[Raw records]
┌──

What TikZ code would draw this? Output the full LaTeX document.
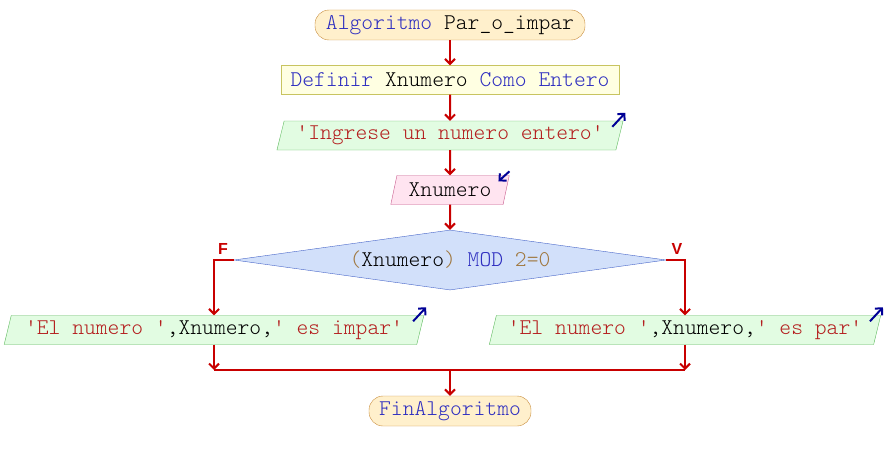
\documentclass[tikz,border=0pt]{standalone}
\usepackage{fontspec}
\setmonofont{Latin Modern Mono Light}
\setsansfont{Liberation Sans}
\usetikzlibrary{shapes.geometric,arrows.meta}

\definecolor{kwcol}{HTML}{2E2EC0}
\definecolor{strcol}{HTML}{B41E1E}
\definecolor{numcol}{HTML}{A07840}
\definecolor{linkred}{HTML}{C80000}
\definecolor{cornerblue}{HTML}{000096}
\definecolor{termfill}{HTML}{FFF0CC}
\definecolor{termdraw}{HTML}{C88C3C}
\definecolor{declfill}{HTML}{FFFFE2}
\definecolor{decldraw}{HTML}{C8C460}
\definecolor{outfill}{HTML}{E2FCE2}
\definecolor{outdraw}{HTML}{5CB85C}
\definecolor{infill}{HTML}{FFE4F0}
\definecolor{indraw}{HTML}{C85A8C}
\definecolor{condfill}{HTML}{D2E0FA}
\definecolor{conddraw}{HTML}{4664C8}

\newcommand{\kw}[1]{\textcolor{kwcol}{#1}}
\newcommand{\strg}[1]{\textcolor{strcol}{#1}}
\newcommand{\numc}[1]{\textcolor{numcol}{#1}}

\begin{document}
\begin{tikzpicture}[x=1pt, y=-1pt,
    font=\ttfamily\fontsize{22.5}{24}\selectfont,
    term/.style={draw=termdraw, fill=termfill, rounded corners=14pt,
        minimum height=30pt, inner sep=0pt},
    decl/.style={draw=decldraw, fill=declfill, minimum height=29pt, inner sep=0pt},
    inout/.style={trapezium, trapezium left angle=71, trapezium right angle=109,
        trapezium stretches=true, minimum height=29pt, inner sep=0pt},
    salida/.style={inout, draw=outdraw, fill=outfill},
    entrada/.style={inout, draw=indraw, fill=infill},
    cond/.style={diamond, draw=conddraw, fill=condfill, minimum width=432pt,
        minimum height=60pt, inner sep=0pt, aspect=7.2},
    flow/.style={draw=linkred, line width=2pt, -{Straight Barb[length=5pt,width=10pt]}},
    link/.style={draw=linkred, line width=2pt},
    corner/.style={draw=cornerblue, line width=2pt, -{Straight Barb[length=5pt,width=10pt]}},
    lbl/.style={font=\sffamily\bfseries\fontsize{16}{18}\selectfont, text=linkred, inner sep=0pt}]
    \useasboundingbox (0,0) rectangle (888,460);

    \node[term, minimum width=270pt] (ini) at (450,25) {\kw{Algoritmo} Par\_o\_impar};
    \node[decl, minimum width=338pt] (def) at (450,80) {\kw{Definir} Xnumero \kw{Como} \kw{Entero}};
    \node[salida, minimum width=347pt] (msg) at (450,135.5) {\strg{'Ingrese un numero entero'}};
    \node[entrada, minimum width=119pt] (leer) at (450,190) {Xnumero};
    \node[cond] (esPar) at (450,260) {\numc{(}Xnumero\numc{)} \kw{MOD} \numc{2=0}};
    \node[salida, minimum width=421pt] (impar) at (214,330)
        {\strg{'El numero '},Xnumero,\strg{' es impar'}};
    \node[salida, minimum width=392pt] (par) at (685,330)
        {\strg{'El numero '},Xnumero,\strg{' es par'}};
    \node[term, minimum width=162pt] (fin) at (450,411) {\kw{FinAlgoritmo}};

    \node[lbl] (lblF) at (223,249) {F};
    \node[lbl] (lblV) at (677,249) {V};

    \draw[flow] (ini) -- (def);
    \draw[flow] (def) -- (msg);
    \draw[flow] (msg) -- (leer);
    \draw[flow] (leer) -- (esPar);
    \draw[flow] (esPar.west) -| (impar.north);
    \draw[flow] (esPar.east) -| (par.north);

    % ramas que se juntan
    \coordinate (join) at (450,370);
    \draw[flow] (impar.south) -- (impar.south |- join);
    \draw[flow] (par.south) -- (par.south |- join);
    \draw[link] (impar.south |- join) -- (par.south |- join);
    \draw[flow] (join) -- (fin);

    \foreach \n in {msg,impar,par}
        \draw[corner] ([shift={(-11,6)}]\n.top right corner) -- ([shift={(2,-8)}]\n.top right corner);
    \draw[corner] ([shift={(0,-4)}]leer.top right corner) -- ([shift={(-11,6)}]leer.top right corner);
\end{tikzpicture}
\end{document}
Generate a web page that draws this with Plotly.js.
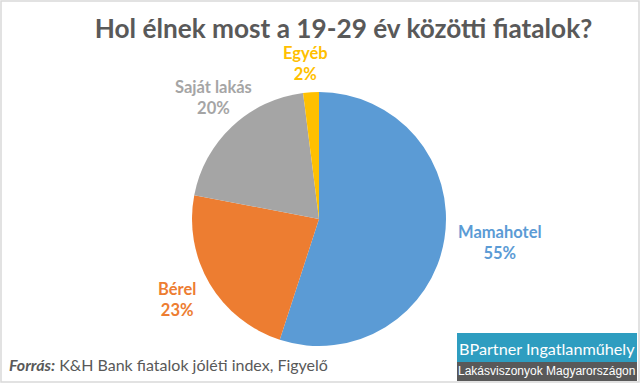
<!DOCTYPE html>
<html><head><meta charset="utf-8">
<script src="https://cdn.plot.ly/plotly-3.0.1.min.js"></script>
<style>html,body{margin:0;padding:0;background:#fff}#c{width:640px;height:383px}</style>
</head><body><div id="c"></div>
<script>
const categories = ["Mamahotel", "Bérel", "Saját lakás", "Egyéb"];
const values = [55, 23, 20, 2];
const colors = ["#5B9BD5", "#ED7D31", "#A5A5A5", "#FFC000"];
const labelPos = [[500, 242], [177, 299], [213, 98], [305, 63]];

const W = 640, H = 383;
const annotations = categories.map((c, i) => ({
  xref: "paper", yref: "paper",
  x: labelPos[i][0] / W, y: 1 - labelPos[i][1] / H,
  xanchor: "center", yanchor: "middle", showarrow: false,
  text: "<b>" + c + "<br>" + values[i] + "%</b>",
  font: {family: "Lato, 'Open Sans', sans-serif", size: 16.5, color: colors[i]},
  align: "center"
}));
annotations.push({
  xref: "paper", yref: "paper", x: 7 / W, y: 1 - 364 / H, xanchor: "left", yanchor: "middle",
  showarrow: false,
  text: "<b><i>Forrás:</i></b> K&H Bank fiatalok jóléti index, Figyelő",
  font: {family: "Lato, 'Open Sans', sans-serif", size: 16, color: "#595959"}
});
annotations.push({
  xref: "paper", yref: "paper", x: 457 / W, y: 1 - 348 / H, xanchor: "left", yanchor: "middle",
  showarrow: false, text: "BPartner Ingatlanműhely",
  font: {family: "Lato, 'Open Sans', sans-serif", size: 16.2, color: "#ffffff"}
});
annotations.push({
  xref: "paper", yref: "paper", x: 456 / W, y: 1 - 371 / H, xanchor: "left", yanchor: "middle",
  showarrow: false, text: "Lakásviszonyok Magyarországon",
  font: {family: "'Liberation Sans', Arial, sans-serif", size: 12, color: "#ffffff"}
});

const data = [{
  type: "pie", labels: categories, values: values, sort: false, direction: "clockwise", rotation: 0,
  marker: {colors: colors, line: {width: 0}},
  textinfo: "none", hoverinfo: "none", showlegend: false,
  domain: {x: [192 / W, 446 / W], y: [1 - 348 / H, 1 - 90 / H]}
}];

const layout = {
  width: W, height: H, margin: {l: 0, r: 0, t: 0, b: 0},
  paper_bgcolor: "#ffffff",
  title: {text: "<b>Hol élnek most a 19-29 év közötti fiatalok?</b>", x: 343.5 / W, xanchor: "center",
    y: 1 - 29 / H, yanchor: "middle",
    font: {family: "Lato, 'Open Sans', sans-serif", size: 26.2, color: "#595959"}},
  annotations: annotations,
  shapes: [
    {type: "rect", xref: "paper", yref: "paper", x0: 457 / W, x1: 637 / W, y0: 1 - 362 / H, y1: 1 - 333 / H,
      fillcolor: "#2E9DC0", line: {width: 0}},
    {type: "rect", xref: "paper", yref: "paper", x0: 457 / W, x1: 637 / W, y0: 1 - 381 / H, y1: 1 - 362 / H,
      fillcolor: "#595959", line: {width: 0}},
    {type: "rect", xref: "paper", yref: "paper", x0: 1 / W, x1: 1 - 1 / W, y0: 1 / H, y1: 1 - 1 / H,
      line: {color: "#D9D9D9", width: 1.5}}
  ]
};
Plotly.newPlot("c", data, layout, {displayModeBar: false, staticPlot: true});
</script></body></html>
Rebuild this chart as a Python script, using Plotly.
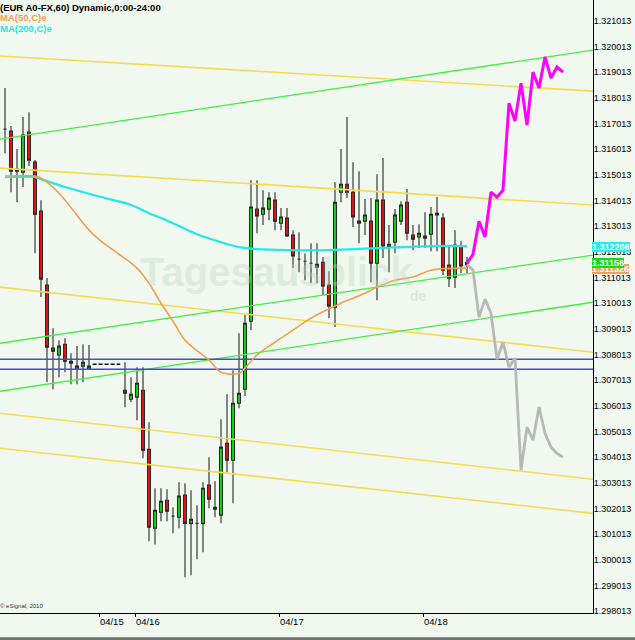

└──

## WHAT IS REQUIRED
All the records need to be repeated exactly, with the images dropped.

## CORRECT RESPONSE
What TikZ code would draw this? Output the full LaTeX document.
\documentclass[tikz,border=0pt]{standalone}
\usepackage{fontspec}
\setmonofont{Latin Modern Mono Light}
\setsansfont{Liberation Sans}
\usetikzlibrary{shapes.geometric,arrows.meta}

\definecolor{kwcol}{HTML}{2E2EC0}
\definecolor{strcol}{HTML}{B41E1E}
\definecolor{numcol}{HTML}{A07840}
\definecolor{linkred}{HTML}{C80000}
\definecolor{cornerblue}{HTML}{000096}
\definecolor{termfill}{HTML}{FFF0CC}
\definecolor{termdraw}{HTML}{C88C3C}
\definecolor{declfill}{HTML}{FFFFE2}
\definecolor{decldraw}{HTML}{C8C460}
\definecolor{outfill}{HTML}{E2FCE2}
\definecolor{outdraw}{HTML}{5CB85C}
\definecolor{infill}{HTML}{FFE4F0}
\definecolor{indraw}{HTML}{C85A8C}
\definecolor{condfill}{HTML}{D2E0FA}
\definecolor{conddraw}{HTML}{4664C8}

\newcommand{\kw}[1]{\textcolor{kwcol}{#1}}
\newcommand{\strg}[1]{\textcolor{strcol}{#1}}
\newcommand{\numc}[1]{\textcolor{numcol}{#1}}

\begin{document}
\begin{tikzpicture}[x=1pt, y=-1pt,
    font=\ttfamily\fontsize{22.5}{24}\selectfont,
    term/.style={draw=termdraw, fill=termfill, rounded corners=14pt,
        minimum height=30pt, inner sep=0pt},
    decl/.style={draw=decldraw, fill=declfill, minimum height=29pt, inner sep=0pt},
    inout/.style={trapezium, trapezium left angle=71, trapezium right angle=109,
        trapezium stretches=true, minimum height=29pt, inner sep=0pt},
    salida/.style={inout, draw=outdraw, fill=outfill},
    entrada/.style={inout, draw=indraw, fill=infill},
    cond/.style={diamond, draw=conddraw, fill=condfill, minimum width=432pt,
        minimum height=60pt, inner sep=0pt, aspect=7.2},
    flow/.style={draw=linkred, line width=2pt, -{Straight Barb[length=5pt,width=10pt]}},
    link/.style={draw=linkred, line width=2pt},
    corner/.style={draw=cornerblue, line width=2pt, -{Straight Barb[length=5pt,width=10pt]}},
    lbl/.style={font=\sffamily\bfseries\fontsize{16}{18}\selectfont, text=linkred, inner sep=0pt}]
    \useasboundingbox (0,0) rectangle (888,460);

    \node[term, minimum width=270pt] (ini) at (450,25) {\kw{Algoritmo} Par\_o\_impar};
    \node[decl, minimum width=338pt] (def) at (450,80) {\kw{Definir} Xnumero \kw{Como} \kw{Entero}};
    \node[salida, minimum width=347pt] (msg) at (450,135.5) {\strg{'Ingrese un numero entero'}};
    \node[entrada, minimum width=119pt] (leer) at (450,190) {Xnumero};
    \node[cond] (esPar) at (450,260) {\numc{(}Xnumero\numc{)} \kw{MOD} \numc{2=0}};
    \node[salida, minimum width=421pt] (impar) at (214,330)
        {\strg{'El numero '},Xnumero,\strg{' es impar'}};
    \node[salida, minimum width=392pt] (par) at (685,330)
        {\strg{'El numero '},Xnumero,\strg{' es par'}};
    \node[term, minimum width=162pt] (fin) at (450,411) {\kw{FinAlgoritmo}};

    \node[lbl] (lblF) at (223,249) {F};
    \node[lbl] (lblV) at (677,249) {V};

    \draw[flow] (ini) -- (def);
    \draw[flow] (def) -- (msg);
    \draw[flow] (msg) -- (leer);
    \draw[flow] (leer) -- (esPar);
    \draw[flow] (esPar.west) -| (impar.north);
    \draw[flow] (esPar.east) -| (par.north);

    % ramas que se juntan
    \coordinate (join) at (450,370);
    \draw[flow] (impar.south) -- (impar.south |- join);
    \draw[flow] (par.south) -- (par.south |- join);
    \draw[link] (impar.south |- join) -- (par.south |- join);
    \draw[flow] (join) -- (fin);

    \foreach \n in {msg,impar,par}
        \draw[corner] ([shift={(-11,6)}]\n.top right corner) -- ([shift={(2,-8)}]\n.top right corner);
    \draw[corner] ([shift={(0,-4)}]leer.top right corner) -- ([shift={(-11,6)}]leer.top right corner);
\end{tikzpicture}
\end{document}
Generate a web page that draws this with Plotly.js.
<!DOCTYPE html>
<html><head><meta charset="utf-8">
<script src="https://cdn.plot.ly/plotly-3.0.1.min.js"></script>
<style>html,body{margin:0;padding:0;background:#fff}#c{width:640px;height:383px}</style>
</head><body><div id="c"></div>
<script>
const categories = ["Mamahotel", "Bérel", "Saját lakás", "Egyéb"];
const values = [55, 23, 20, 2];
const colors = ["#5B9BD5", "#ED7D31", "#A5A5A5", "#FFC000"];
const labelPos = [[500, 242], [177, 299], [213, 98], [305, 63]];

const W = 640, H = 383;
const annotations = categories.map((c, i) => ({
  xref: "paper", yref: "paper",
  x: labelPos[i][0] / W, y: 1 - labelPos[i][1] / H,
  xanchor: "center", yanchor: "middle", showarrow: false,
  text: "<b>" + c + "<br>" + values[i] + "%</b>",
  font: {family: "Lato, 'Open Sans', sans-serif", size: 16.5, color: colors[i]},
  align: "center"
}));
annotations.push({
  xref: "paper", yref: "paper", x: 7 / W, y: 1 - 364 / H, xanchor: "left", yanchor: "middle",
  showarrow: false,
  text: "<b><i>Forrás:</i></b> K&H Bank fiatalok jóléti index, Figyelő",
  font: {family: "Lato, 'Open Sans', sans-serif", size: 16, color: "#595959"}
});
annotations.push({
  xref: "paper", yref: "paper", x: 457 / W, y: 1 - 348 / H, xanchor: "left", yanchor: "middle",
  showarrow: false, text: "BPartner Ingatlanműhely",
  font: {family: "Lato, 'Open Sans', sans-serif", size: 16.2, color: "#ffffff"}
});
annotations.push({
  xref: "paper", yref: "paper", x: 456 / W, y: 1 - 371 / H, xanchor: "left", yanchor: "middle",
  showarrow: false, text: "Lakásviszonyok Magyarországon",
  font: {family: "'Liberation Sans', Arial, sans-serif", size: 12, color: "#ffffff"}
});

const data = [{
  type: "pie", labels: categories, values: values, sort: false, direction: "clockwise", rotation: 0,
  marker: {colors: colors, line: {width: 0}},
  textinfo: "none", hoverinfo: "none", showlegend: false,
  domain: {x: [192 / W, 446 / W], y: [1 - 348 / H, 1 - 90 / H]}
}];

const layout = {
  width: W, height: H, margin: {l: 0, r: 0, t: 0, b: 0},
  paper_bgcolor: "#ffffff",
  title: {text: "<b>Hol élnek most a 19-29 év közötti fiatalok?</b>", x: 343.5 / W, xanchor: "center",
    y: 1 - 29 / H, yanchor: "middle",
    font: {family: "Lato, 'Open Sans', sans-serif", size: 26.2, color: "#595959"}},
  annotations: annotations,
  shapes: [
    {type: "rect", xref: "paper", yref: "paper", x0: 457 / W, x1: 637 / W, y0: 1 - 362 / H, y1: 1 - 333 / H,
      fillcolor: "#2E9DC0", line: {width: 0}},
    {type: "rect", xref: "paper", yref: "paper", x0: 457 / W, x1: 637 / W, y0: 1 - 381 / H, y1: 1 - 362 / H,
      fillcolor: "#595959", line: {width: 0}},
    {type: "rect", xref: "paper", yref: "paper", x0: 1 / W, x1: 1 - 1 / W, y0: 1 / H, y1: 1 - 1 / H,
      line: {color: "#D9D9D9", width: 1.5}}
  ]
};
Plotly.newPlot("c", data, layout, {displayModeBar: false, staticPlot: true});
</script></body></html>
Rebuild this chart as a Python script, using Plotly.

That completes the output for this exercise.